» **Task instructions**: Copy from the first line below down to and including the line with "x = list(range(len(months)))". Skip the pictures.

--- begin ---

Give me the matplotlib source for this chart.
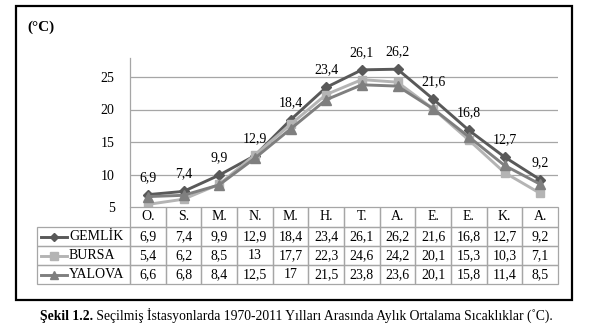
import matplotlib
matplotlib.use("Agg")
import matplotlib.pyplot as plt
from matplotlib.lines import Line2D
from matplotlib.patches import Rectangle

plt.rcParams['font.family'] = ['Liberation Serif', 'DejaVu Serif']

months = ["O.", "S.", "M.", "N.", "M.", "H.", "T.", "A.", "E.", "E.", "K.", "A."]
gemlik = [6.9, 7.4, 9.9, 12.9, 18.4, 23.4, 26.1, 26.2, 21.6, 16.8, 12.7, 9.2]
bursa = [5.4, 6.2, 8.5, 13, 17.7, 22.3, 24.6, 24.2, 20.1, 15.3, 10.3, 7.1]
yalova = [6.6, 6.8, 8.4, 12.5, 17, 21.5, 23.8, 23.6, 20.1, 15.8, 11.4, 8.5]
series_names = ["GEMLİK", "BURSA", "YALOVA"]
series_values = [gemlik, bursa, yalova]
yticks = [5, 10, 15, 20, 25]
unit_label = "(°C)"
caption_bold = "Şekil 1.2."
caption_rest = " Seçilmiş İstasyonlarda 1970-2011 Yılları Arasında Aylık Ortalama Sıcaklıklar (˚C)."

colors = ["#595959", "#b4b4b4", "#7f7f7f"]
markers = ["D", "s", "^"]
msizes = [5, 6, 6.5]

W, H = 591, 332
fig = plt.figure(figsize=(W / 100, H / 100), dpi=100)

def fx(px):
    return px / W

def fy(py):
    return 1 - py / H

# axes area (pixels)
ax_l, ax_r, ax_t, ax_b = 130, 558, 58, 207
ax = fig.add_axes([fx(ax_l), fy(ax_b), fx(ax_r - ax_l), (ax_b - ax_t) / H])
ymin = 5
ymax = 5 + (ax_b - ax_t) / 6.5
ax.set_ylim(ymin, ymax)
ax.set_xlim(-0.5, len(months) - 0.5)
x = list(range(len(months)))

for yt in yticks[1:]:
    ax.axhline(yt, color="#a6a6a6", lw=0.9, zorder=0)

for name, vals, c, m, ms in zip(series_names, series_values, colors, markers, msizes):
    ax.plot(x, vals, color=c, lw=2.1, marker=m, markersize=ms, markerfacecolor=c,
            markeredgecolor=c, solid_capstyle="round", zorder=3)

for xi, v in zip(x, gemlik):
    ax.annotate(f"{v:g}".replace(".", ","), (xi, v), xytext=(0, 12.5),
                textcoords="offset points", ha="center", va="center", fontsize=10)

ax.set_yticks(yticks)
ax.set_yticklabels([str(t) for t in yticks], fontsize=10)
ax.tick_params(axis="y", length=0, pad=11)
ax.set_xticks([])
for s in ["top", "right", "bottom"]:
    ax.spines[s].set_visible(False)
ax.spines["left"].set_color("#a6a6a6")
ax.spines["left"].set_linewidth(0.9)
ax.patch.set_visible(False)

# data table drawn in pixel coords of the figure
edge = "#a6a6a6"
col_w = (ax_r - ax_l) / len(months)
row_tops = [207, 227, 246, 265, 284]
leg_l = 37
for r in range(4):
    y0, y1 = row_tops[r], row_tops[r + 1]
    if r > 0:
        fig.patches.append(Rectangle((fx(leg_l), fy(y1)), fx(ax_l - leg_l), (y1 - y0) / H,
                                     transform=fig.transFigure, fill=False, ec=edge, lw=0.9))
    for ci in range(len(months)):
        cx0 = ax_l + ci * col_w
        fig.patches.append(Rectangle((fx(cx0), fy(y1)), fx(col_w), (y1 - y0) / H,
                                     transform=fig.transFigure, fill=False, ec=edge, lw=0.9))
        if r == 0:
            txt = months[ci]
        else:
            txt = f"{series_values[r - 1][ci]:g}".replace(".", ",")
        fig.text(fx(cx0 + col_w / 2), fy((y0 + y1) / 2), txt, ha="center", va="center",
                 fontsize=10)
    if r > 0:
        yc = fy((y0 + y1) / 2)
        c = colors[r - 1]
        fig.lines.append(Line2D([fx(41), fx(67)], [yc, yc], transform=fig.transFigure,
                                color=c, lw=2.1))
        fig.lines.append(Line2D([fx(54)], [yc], transform=fig.transFigure, color=c,
                                marker=markers[r - 1], markersize=msizes[r - 1] - 0.5, lw=0))
        fig.text(fx(69), yc, series_names[r - 1], ha="left", va="center", fontsize=10)

# outer frame
fig.patches.append(Rectangle((fx(16), fy(300)), fx(572 - 16), (300 - 6) / H,
                             transform=fig.transFigure, fill=False, ec="black", lw=1.6))

fig.text(fx(27), fy(27), unit_label, ha="left", va="center", fontsize=11, fontweight="bold")

# caption
t1 = fig.text(fx(40), fy(320), caption_bold, ha="left", va="baseline", fontsize=9.8,
              fontweight="bold")
fig.canvas.draw()
bb = t1.get_window_extent()
fig.text(bb.x1 / W, fy(320), caption_rest, ha="left", va="baseline", fontsize=9.8)

fig.savefig("out.png", dpi=100)
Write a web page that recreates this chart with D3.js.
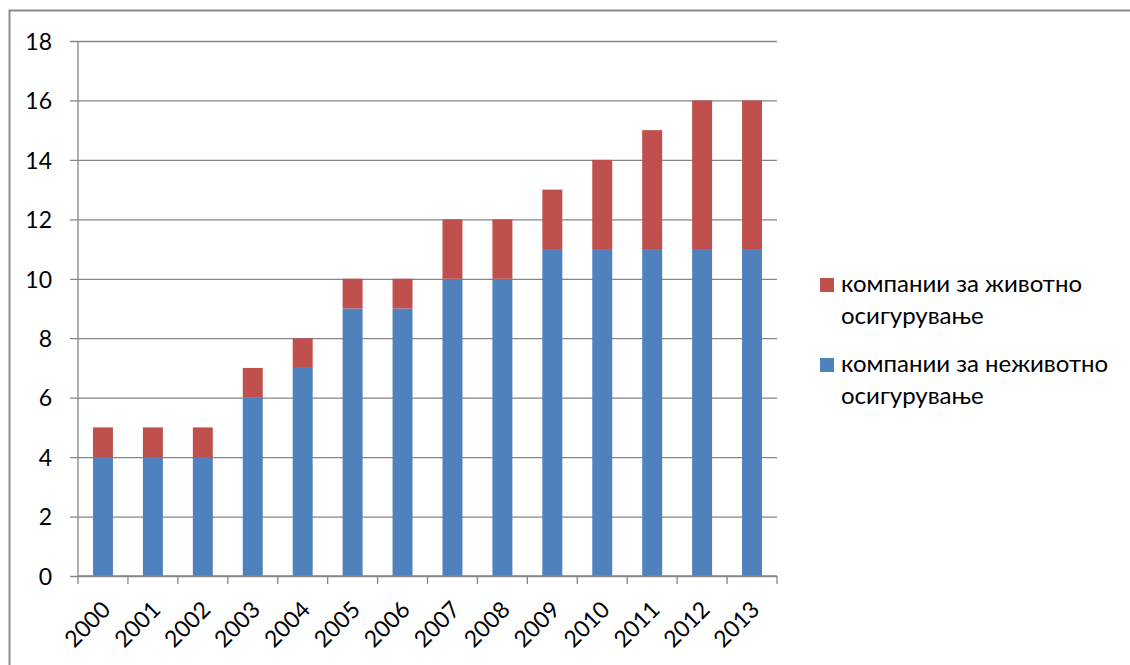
<!DOCTYPE html>
<html>
<head>
<meta charset="utf-8">
<script src="https://cdn.jsdelivr.net/npm/d3@7"></script>
<style>
  html, body { margin: 0; padding: 0; background: #fff; }
  svg { display: block; }
  text { font-family: Lato, "Open Sans", "Liberation Sans", sans-serif; fill: #000; }
</style>
</head>
<body>
<svg id="chart" width="1130" height="665"></svg>
<script>
// Years on the category axis
const years = ["2000","2001","2002","2003","2004","2005","2006","2007","2008","2009","2010","2011","2012","2013"];
// Non-life insurance companies (bottom segment)
const nonLife = [4, 4, 4, 6, 7, 9, 9, 10, 10, 11, 11, 11, 11, 11];
// Life insurance companies (top segment)
const life = [1, 1, 1, 1, 1, 1, 1, 2, 2, 2, 3, 4, 5, 5];
// Value axis ticks
const yTicks = [0, 2, 4, 6, 8, 10, 12, 14, 16, 18];
// Legend entries (top to bottom) with wrapped labels
const legendLabels = [
  ["компании за животно", "осигурување"],
  ["компании за неживотно", "осигурување"]
];

const colors = { nonLife: "#4F81BD", life: "#C0504D" };
const gridColor = "#868686";
const axisFont = 23;
const legendFont = 24;

const svg = d3.select("#chart");

// Outer chart frame (extends past the right/bottom edges)
svg.append("rect")
  .attr("x", 9.5).attr("y", 10.5)
  .attr("width", 1200).attr("height", 700)
  .attr("fill", "none").attr("stroke", "#8c8c8c").attr("stroke-width", 2);

const plot = { left: 78, right: 777, top: 41, bottom: 576 };

const x = d3.scaleBand()
  .domain(years)
  .range([plot.left, plot.right])
  .paddingInner(0.6)
  .paddingOuter(0.3);

const y = d3.scaleLinear()
  .domain([0, 18])
  .range([plot.bottom, plot.top]);

// Horizontal gridlines with tick marks extending left of the axis
const yAxis = d3.axisLeft(y)
  .tickValues(yTicks)
  .tickSize(-(plot.right - plot.left))
  .tickFormat(d3.format("d"));

const gy = svg.append("g")
  .attr("transform", `translate(${plot.left},0)`)
  .call(yAxis);
gy.select(".domain").remove();
gy.selectAll(".tick line")
  .attr("x1", -8)
  .attr("x2", plot.right - plot.left)
  .attr("stroke", gridColor)
  .attr("stroke-width", 1.3);
gy.selectAll(".tick text")
  .attr("font-size", axisFont)
  .attr("x", -26)
  .attr("dy", "0.36em");

// Stacked bars
const stackData = years.map((yr, i) => ({ year: yr, nonLife: nonLife[i], life: life[i] }));
const series = d3.stack().keys(["nonLife", "life"])(stackData);

svg.append("g")
  .selectAll("g")
  .data(series)
  .join("g")
  .attr("fill", s => colors[s.key])
  .selectAll("rect")
  .data(s => s)
  .join("rect")
  .attr("x", d => x(d.data.year))
  .attr("width", x.bandwidth())
  .attr("y", d => y(d[1]))
  .attr("height", d => y(d[0]) - y(d[1]));

// Value axis line
svg.append("line")
  .attr("x1", plot.left).attr("x2", plot.left)
  .attr("y1", plot.top).attr("y2", plot.bottom)
  .attr("stroke", gridColor).attr("stroke-width", 1.3);

// Category axis with boundary tick marks
const gx = svg.append("g")
  .attr("transform", `translate(0,${plot.bottom})`);
gx.append("line")
  .attr("x1", plot.left).attr("x2", plot.right)
  .attr("stroke", gridColor).attr("stroke-width", 1.3);
const step = x.step();
const boundaries = years.map(yr => x(yr) - x.paddingOuter() * step).concat([plot.right]);
gx.selectAll(".bt")
  .data(boundaries)
  .join("line")
  .attr("class", "bt")
  .attr("x1", d => d).attr("x2", d => d)
  .attr("y1", 0).attr("y2", 8)
  .attr("stroke", gridColor).attr("stroke-width", 1.3);

gx.selectAll(".lbl")
  .data(years)
  .join("text")
  .attr("class", "lbl")
  .attr("font-size", axisFont)
  .attr("text-anchor", "end")
  .attr("transform", yr => `translate(${x(yr) + x.bandwidth() / 2 + 9},${35}) rotate(-45)`)
  .text(yr => yr);

// Legend
const legend = svg.append("g").attr("transform", "translate(820,0)");
const legendItems = [
  { color: colors.life, lines: legendLabels[0], top: 278 },
  { color: colors.nonLife, lines: legendLabels[1], top: 358 }
];
legendItems.forEach(item => {
  legend.append("rect")
    .attr("x", 0).attr("y", item.top)
    .attr("width", 14).attr("height", 14)
    .attr("fill", item.color);
  item.lines.forEach((ln, j) => {
    legend.append("text")
      .attr("x", 21)
      .attr("y", item.top + 14 + j * 32)
      .attr("font-size", legendFont)
      .text(ln);
  });
});
</script>
</body>
</html>
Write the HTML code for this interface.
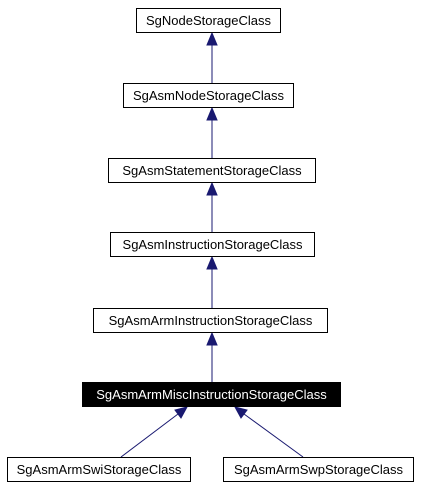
<!DOCTYPE html>
<html><head><style>
body{margin:0;background:#fff;}
.b{position:absolute;border:1px solid #000;box-sizing:border-box;height:25px;font:13px "Liberation Sans",sans-serif;text-align:center;line-height:23px;background:#fff;color:#000;white-space:nowrap;}
</style></head><body>
<svg width="424" height="488" style="position:absolute;left:0;top:0">
<g stroke="#191970" fill="#191970">
<line x1="212" y1="83" x2="212" y2="44"/><polygon points="212,33 207,45 217,45"/>
<line x1="212" y1="158" x2="212" y2="119"/><polygon points="212,108 207,120 217,120"/>
<line x1="212" y1="232" x2="212" y2="194"/><polygon points="212,183 207,195 217,195"/>
<line x1="212" y1="308" x2="212" y2="268"/><polygon points="212,257 207,269 217,269"/>
<line x1="212" y1="382" x2="212" y2="344"/><polygon points="212,333 207,345 217,345"/>
<line x1="121" y1="457" x2="178" y2="414"/><polygon points="187,407 175,410 181,418"/>
<line x1="303" y1="457" x2="244" y2="414"/><polygon points="235,407 241,418 247,410"/>
</g></svg>
<div class="b" style="left:136px;top:8px;width:145px">SgNodeStorageClass</div>
<div class="b" style="left:123px;top:83px;width:171px">SgAsmNodeStorageClass</div>
<div class="b" style="left:108px;top:158px;width:208px">SgAsmStatementStorageClass</div>
<div class="b" style="left:110px;top:232px;width:205px">SgAsmInstructionStorageClass</div>
<div class="b" style="left:93px;top:308px;width:235px">SgAsmArmInstructionStorageClass</div>
<div class="b" style="left:82px;top:382px;width:259px;background:#000;color:#fff">SgAsmArmMiscInstructionStorageClass</div>
<div class="b" style="left:7px;top:457px;width:184px">SgAsmArmSwiStorageClass</div>
<div class="b" style="left:223px;top:457px;width:191px">SgAsmArmSwpStorageClass</div>
</body></html>
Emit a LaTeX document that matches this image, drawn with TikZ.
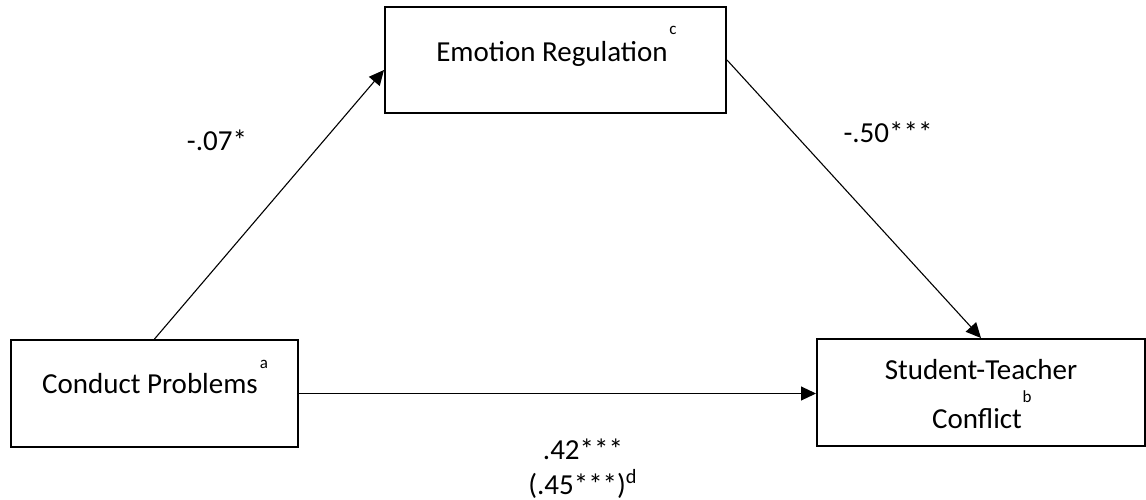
\documentclass[tikz,border=0pt]{standalone}
\usepackage{fontspec}
\setmainfont{Carlito}
\usepackage{tikz}
\usetikzlibrary{arrows.meta, positioning}

\begin{document}
\begin{tikzpicture}[x=0.5pt, y=-0.5pt,
    every node/.style={font=\fontsize{14.5}{17}\selectfont},
    varbox/.style={draw=black, line width=1pt, inner sep=0pt},
    vartext/.style={anchor=base, inner sep=0pt},
    supmark/.style={anchor=base, inner sep=0pt, font=\fontsize{8.5}{10}\selectfont},
    coef/.style={anchor=base, inner sep=0pt},
    path/.style={line width=0.55pt, -{Triangle[length=7.5pt, width=7pt]}}]
  \useasboundingbox (0,0) rectangle (1146,499);

  % Boxes
  \node[varbox, minimum width=170.5pt, minimum height=53pt] (er) at (555.5,60) {};
  \node[varbox, minimum width=143.5pt, minimum height=53.5pt] (cp) at (154.5,393.5) {};
  \node[varbox, minimum width=164pt, minimum height=53.5pt] (st) at (981,392.5) {};

  % Box texts
  \node[vartext] (ertext) at (552,61) {Emotion Regulation};
  \node[supmark] (ersup) at (673,34) {c};
  \node[vartext] (cptext) at (150,393) {Conduct Problems};
  \node[supmark] (cpsup) at (264,368) {a};
  \node[vartext] (sttext1) at (981,379) {Student-Teacher};
  \node[vartext] (sttext2) at (977,428) {Conflict};
  \node[supmark] (stsup) at (1027,402) {b};

  % Paths
  \draw[path] (cp.north) -- ([yshift=-5pt]er.west);
  \draw[path] (er.east) -- (st.north);
  \draw[path] (cp.east) -- (cp.east -| st.west);

  % Coefficients
  \node[coef] (a) at (217,150) {-.07*};
  \node[coef] (b) at (888,142) {-.50***};
  \node[coef] (c) at (583,459) {.42***};
  \node[coef] (cprime) at (583,494) {(.45***)\textsuperscript{d}};
\end{tikzpicture}
\end{document}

--- end ---

» **Finished answer**:
Give me the matplotlib source for this chart.
import matplotlib
matplotlib.use("Agg")
import matplotlib.pyplot as plt
from matplotlib.lines import Line2D
from matplotlib.patches import Rectangle

plt.rcParams['font.family'] = ['Liberation Serif', 'DejaVu Serif']

months = ["O.", "S.", "M.", "N.", "M.", "H.", "T.", "A.", "E.", "E.", "K.", "A."]
gemlik = [6.9, 7.4, 9.9, 12.9, 18.4, 23.4, 26.1, 26.2, 21.6, 16.8, 12.7, 9.2]
bursa = [5.4, 6.2, 8.5, 13, 17.7, 22.3, 24.6, 24.2, 20.1, 15.3, 10.3, 7.1]
yalova = [6.6, 6.8, 8.4, 12.5, 17, 21.5, 23.8, 23.6, 20.1, 15.8, 11.4, 8.5]
series_names = ["GEMLİK", "BURSA", "YALOVA"]
series_values = [gemlik, bursa, yalova]
yticks = [5, 10, 15, 20, 25]
unit_label = "(°C)"
caption_bold = "Şekil 1.2."
caption_rest = " Seçilmiş İstasyonlarda 1970-2011 Yılları Arasında Aylık Ortalama Sıcaklıklar (˚C)."

colors = ["#595959", "#b4b4b4", "#7f7f7f"]
markers = ["D", "s", "^"]
msizes = [5, 6, 6.5]

W, H = 591, 332
fig = plt.figure(figsize=(W / 100, H / 100), dpi=100)

def fx(px):
    return px / W

def fy(py):
    return 1 - py / H

# axes area (pixels)
ax_l, ax_r, ax_t, ax_b = 130, 558, 58, 207
ax = fig.add_axes([fx(ax_l), fy(ax_b), fx(ax_r - ax_l), (ax_b - ax_t) / H])
ymin = 5
ymax = 5 + (ax_b - ax_t) / 6.5
ax.set_ylim(ymin, ymax)
ax.set_xlim(-0.5, len(months) - 0.5)
x = list(range(len(months)))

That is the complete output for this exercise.